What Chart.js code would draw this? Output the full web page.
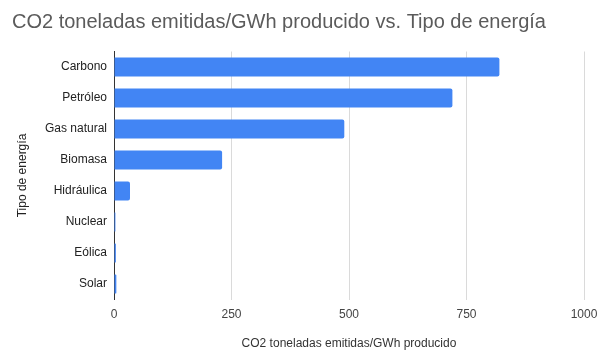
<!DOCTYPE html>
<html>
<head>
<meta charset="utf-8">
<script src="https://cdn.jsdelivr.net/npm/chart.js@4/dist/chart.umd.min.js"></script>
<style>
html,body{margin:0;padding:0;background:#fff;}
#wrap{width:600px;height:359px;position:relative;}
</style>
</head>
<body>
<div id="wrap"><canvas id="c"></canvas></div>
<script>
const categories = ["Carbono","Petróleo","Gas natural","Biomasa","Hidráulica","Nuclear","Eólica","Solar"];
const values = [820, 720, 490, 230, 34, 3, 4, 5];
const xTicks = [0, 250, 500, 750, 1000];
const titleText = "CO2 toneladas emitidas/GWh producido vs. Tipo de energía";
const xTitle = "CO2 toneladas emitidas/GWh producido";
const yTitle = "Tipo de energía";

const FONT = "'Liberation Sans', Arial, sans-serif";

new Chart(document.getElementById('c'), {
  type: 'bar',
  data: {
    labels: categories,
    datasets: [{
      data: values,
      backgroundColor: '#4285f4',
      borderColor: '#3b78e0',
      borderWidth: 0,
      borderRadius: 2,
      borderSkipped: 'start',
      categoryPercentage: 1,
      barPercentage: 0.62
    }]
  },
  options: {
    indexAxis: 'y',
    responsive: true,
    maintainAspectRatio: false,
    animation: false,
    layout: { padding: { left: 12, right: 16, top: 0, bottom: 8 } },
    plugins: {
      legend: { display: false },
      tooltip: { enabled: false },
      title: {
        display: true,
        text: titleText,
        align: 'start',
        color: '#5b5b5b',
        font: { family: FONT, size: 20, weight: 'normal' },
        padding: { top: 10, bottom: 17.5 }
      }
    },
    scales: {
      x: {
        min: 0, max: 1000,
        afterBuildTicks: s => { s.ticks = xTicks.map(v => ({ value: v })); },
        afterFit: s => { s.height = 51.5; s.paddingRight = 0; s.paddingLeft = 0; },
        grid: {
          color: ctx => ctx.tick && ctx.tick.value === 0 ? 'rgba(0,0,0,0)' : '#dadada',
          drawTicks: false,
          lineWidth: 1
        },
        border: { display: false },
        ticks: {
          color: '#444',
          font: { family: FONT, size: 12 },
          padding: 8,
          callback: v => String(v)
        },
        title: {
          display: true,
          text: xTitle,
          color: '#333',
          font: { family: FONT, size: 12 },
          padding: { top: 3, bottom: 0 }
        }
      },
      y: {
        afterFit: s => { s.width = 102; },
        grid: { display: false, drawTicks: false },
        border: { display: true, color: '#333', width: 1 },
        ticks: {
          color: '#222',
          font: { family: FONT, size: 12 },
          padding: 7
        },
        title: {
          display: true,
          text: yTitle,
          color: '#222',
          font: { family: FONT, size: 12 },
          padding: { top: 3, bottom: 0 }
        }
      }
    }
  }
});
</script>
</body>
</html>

▶ Requirements: Repeat the listing verbatim. Skip the pictures.

▶ Answer for this exercise:
What Chart.js code would draw this? Output the full web page.
<!DOCTYPE html>
<html>
<head>
<meta charset="utf-8">
<script src="https://cdn.jsdelivr.net/npm/chart.js@4/dist/chart.umd.min.js"></script>
<style>
html,body{margin:0;padding:0;background:#fff;}
#wrap{width:600px;height:359px;position:relative;}
</style>
</head>
<body>
<div id="wrap"><canvas id="c"></canvas></div>
<script>
const categories = ["Carbono","Petróleo","Gas natural","Biomasa","Hidráulica","Nuclear","Eólica","Solar"];
const values = [820, 720, 490, 230, 34, 3, 4, 5];
const xTicks = [0, 250, 500, 750, 1000];
const titleText = "CO2 toneladas emitidas/GWh producido vs. Tipo de energía";
const xTitle = "CO2 toneladas emitidas/GWh producido";
const yTitle = "Tipo de energía";

const FONT = "'Liberation Sans', Arial, sans-serif";

new Chart(document.getElementById('c'), {
  type: 'bar',
  data: {
    labels: categories,
    datasets: [{
      data: values,
      backgroundColor: '#4285f4',
      borderColor: '#3b78e0',
      borderWidth: 0,
      borderRadius: 2,
      borderSkipped: 'start',
      categoryPercentage: 1,
      barPercentage: 0.62
    }]
  },
  options: {
    indexAxis: 'y',
    responsive: true,
    maintainAspectRatio: false,
    animation: false,
    layout: { padding: { left: 12, right: 16, top: 0, bottom: 8 } },
    plugins: {
      legend: { display: false },
      tooltip: { enabled: false },
      title: {
        display: true,
        text: titleText,
        align: 'start',
        color: '#5b5b5b',
        font: { family: FONT, size: 20, weight: 'normal' },
        padding: { top: 10, bottom: 17.5 }
      }
    },
    scales: {
      x: {
        min: 0, max: 1000,
        afterBuildTicks: s => { s.ticks = xTicks.map(v => ({ value: v })); },
        afterFit: s => { s.height = 51.5; s.paddingRight = 0; s.paddingLeft = 0; },
        grid: {
          color: ctx => ctx.tick && ctx.tick.value === 0 ? 'rgba(0,0,0,0)' : '#dadada',
          drawTicks: false,
          lineWidth: 1
        },
        border: { display: false },
        ticks: {
          color: '#444',
          font: { family: FONT, size: 12 },
          padding: 8,
          callback: v => String(v)
        },
        title: {
          display: true,
          text: xTitle,
          color: '#333',
          font: { family: FONT, size: 12 },
          padding: { top: 3, bottom: 0 }
        }
      },
      y: {
        afterFit: s => { s.width = 102; },
        grid: { display: false, drawTicks: false },
        border: { display: true, color: '#333', width: 1 },
        ticks: {
          color: '#222',
          font: { family: FONT, size: 12 },
          padding: 7
        },
        title: {
          display: true,
          text: yTitle,
          color: '#222',
          font: { family: FONT, size: 12 },
          padding: { top: 3, bottom: 0 }
        }
      }
    }
  }
});
</script>
</body>
</html>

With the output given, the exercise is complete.